Advice that kills: Wasp Spray.
[ Durham County sheriff’s deputy Michael] Lemay recommended that the woman keep two things by her front door: a whistle and a can of wasp spray.
“It shoots 20 feet, it’s cost-effective and it does the job,” Lemay said.
As somebody who has dealt with a wasp colony or a couple of dozens in his life, I can attest that the only way that wasp spray does good against wasp is if you place a flame between the can and the target. and create your own makeshift flame-thrower. A human attacker is a wee bit bigger than a wasp and unless you manage to convince him to stand still, open his mouth and ingest the contest of the can, the wasp spray is not gonna do squat.
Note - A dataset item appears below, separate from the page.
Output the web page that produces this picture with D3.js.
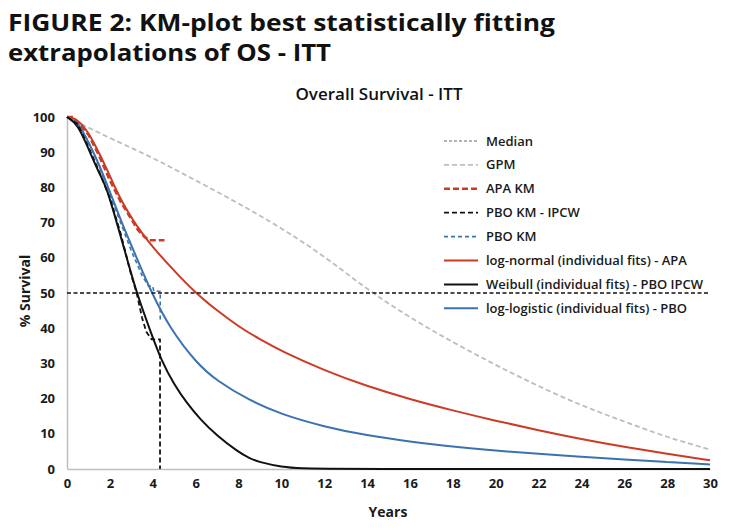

A very physically fit couple in Seattle found out the hard way that bug spray is for bugs. One Ken Boonstra apparently wanted to play “let’s make a snuff porn video,” broke into their house and after liberal applications of wasp spray and a baseball bat, Mr. Boonstra failed to get the memo about surrendering. The wife had to retrieve a kitchen knife and apply it liberally to various parts of Mr. Boonstra’s anatomy until he gave up enough blood to depart this earth.
Again: a very fit couple (Both into the Crossfit scene) used a baseball bat and a can of wasp spray without results. Only when a knife (a deadly weapon) was introduced, the struggle finally tilted in favor of the good guys.
Now, if we could make a request to the Durham County Sheriff and ask him to have Deputy Lemay swap his sidearm and carry only a can of Wasp Spray when patrolling the streets…….. nah, not happening.